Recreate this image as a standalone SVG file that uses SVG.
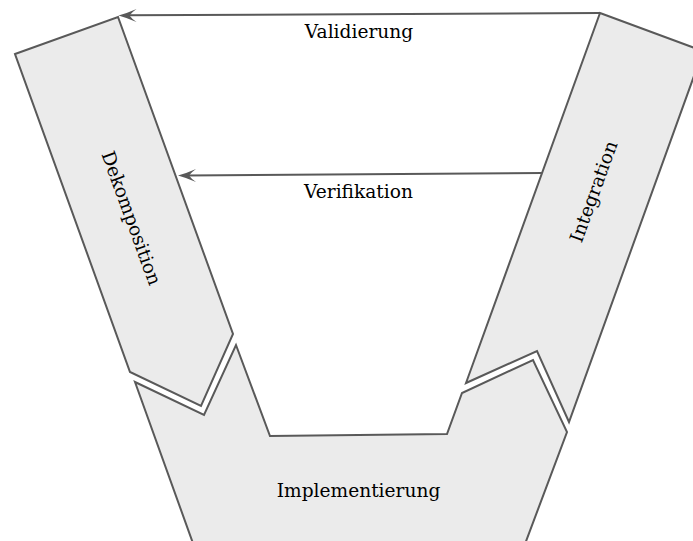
---
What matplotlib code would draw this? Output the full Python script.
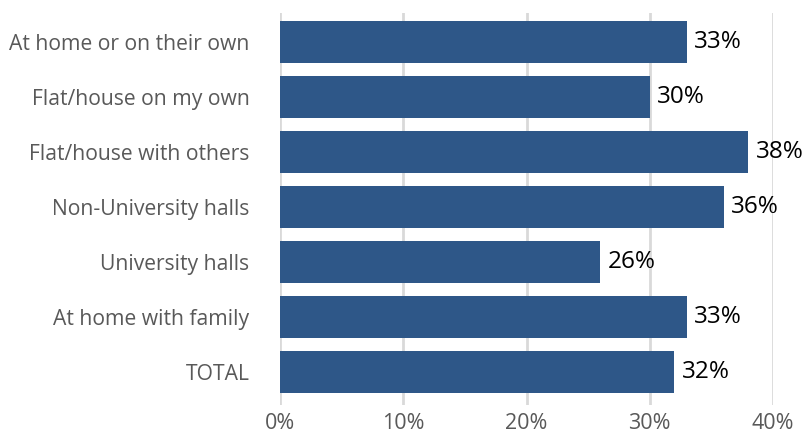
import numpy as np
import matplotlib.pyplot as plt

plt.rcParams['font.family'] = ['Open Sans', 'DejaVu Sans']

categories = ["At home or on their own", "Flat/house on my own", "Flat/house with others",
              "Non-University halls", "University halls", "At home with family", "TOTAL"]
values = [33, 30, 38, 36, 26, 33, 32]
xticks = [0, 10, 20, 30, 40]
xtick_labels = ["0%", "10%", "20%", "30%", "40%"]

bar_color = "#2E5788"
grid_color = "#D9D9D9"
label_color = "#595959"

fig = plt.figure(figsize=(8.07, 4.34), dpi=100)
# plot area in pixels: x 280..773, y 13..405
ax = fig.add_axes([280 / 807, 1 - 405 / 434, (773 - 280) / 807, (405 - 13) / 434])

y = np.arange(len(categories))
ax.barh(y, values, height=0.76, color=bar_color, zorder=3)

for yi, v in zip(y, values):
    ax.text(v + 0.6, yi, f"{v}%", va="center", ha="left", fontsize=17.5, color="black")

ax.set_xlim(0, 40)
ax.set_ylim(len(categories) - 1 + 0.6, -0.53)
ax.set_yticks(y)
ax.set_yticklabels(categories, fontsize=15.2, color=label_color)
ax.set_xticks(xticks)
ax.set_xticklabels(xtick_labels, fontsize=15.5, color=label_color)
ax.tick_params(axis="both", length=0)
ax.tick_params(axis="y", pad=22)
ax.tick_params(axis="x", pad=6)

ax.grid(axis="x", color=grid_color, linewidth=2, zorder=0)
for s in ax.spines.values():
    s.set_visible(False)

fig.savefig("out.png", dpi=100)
...
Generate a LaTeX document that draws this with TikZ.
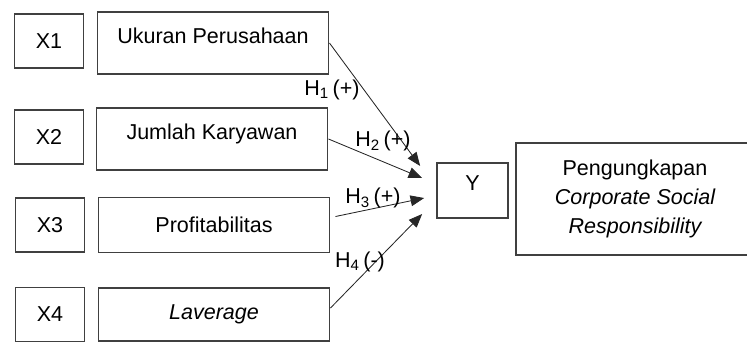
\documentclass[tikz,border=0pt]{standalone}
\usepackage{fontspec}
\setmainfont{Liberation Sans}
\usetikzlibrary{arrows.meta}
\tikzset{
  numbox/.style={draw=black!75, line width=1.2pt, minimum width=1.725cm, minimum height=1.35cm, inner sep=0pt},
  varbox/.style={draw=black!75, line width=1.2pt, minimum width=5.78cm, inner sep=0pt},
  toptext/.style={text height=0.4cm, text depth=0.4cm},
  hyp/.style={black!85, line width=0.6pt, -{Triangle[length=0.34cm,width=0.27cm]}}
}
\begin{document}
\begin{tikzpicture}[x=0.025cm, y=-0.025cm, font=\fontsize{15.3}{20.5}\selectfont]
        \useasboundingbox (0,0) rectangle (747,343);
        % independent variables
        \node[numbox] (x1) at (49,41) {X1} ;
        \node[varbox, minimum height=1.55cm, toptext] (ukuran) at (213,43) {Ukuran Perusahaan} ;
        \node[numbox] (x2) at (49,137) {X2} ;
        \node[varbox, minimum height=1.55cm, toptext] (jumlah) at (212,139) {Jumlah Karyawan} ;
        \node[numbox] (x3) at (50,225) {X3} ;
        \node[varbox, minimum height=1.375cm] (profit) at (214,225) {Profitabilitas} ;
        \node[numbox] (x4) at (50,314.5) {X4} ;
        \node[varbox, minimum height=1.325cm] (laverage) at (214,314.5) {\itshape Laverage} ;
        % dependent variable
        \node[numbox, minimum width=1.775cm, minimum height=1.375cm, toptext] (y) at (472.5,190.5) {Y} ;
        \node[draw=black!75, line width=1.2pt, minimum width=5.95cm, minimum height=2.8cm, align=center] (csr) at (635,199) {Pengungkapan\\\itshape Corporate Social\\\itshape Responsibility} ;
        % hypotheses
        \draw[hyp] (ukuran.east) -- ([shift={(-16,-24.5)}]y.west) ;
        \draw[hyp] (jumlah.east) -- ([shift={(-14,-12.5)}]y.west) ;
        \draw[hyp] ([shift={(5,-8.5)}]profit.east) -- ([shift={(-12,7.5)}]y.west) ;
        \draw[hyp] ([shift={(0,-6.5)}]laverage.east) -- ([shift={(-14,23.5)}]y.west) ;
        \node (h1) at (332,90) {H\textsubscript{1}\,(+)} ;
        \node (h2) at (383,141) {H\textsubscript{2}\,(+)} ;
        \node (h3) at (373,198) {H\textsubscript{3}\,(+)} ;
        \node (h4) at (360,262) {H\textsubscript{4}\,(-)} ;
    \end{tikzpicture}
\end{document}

- Task objective:
In the records shown above, how many lines include the word "this"? Answer with the number only.

- Full output:
3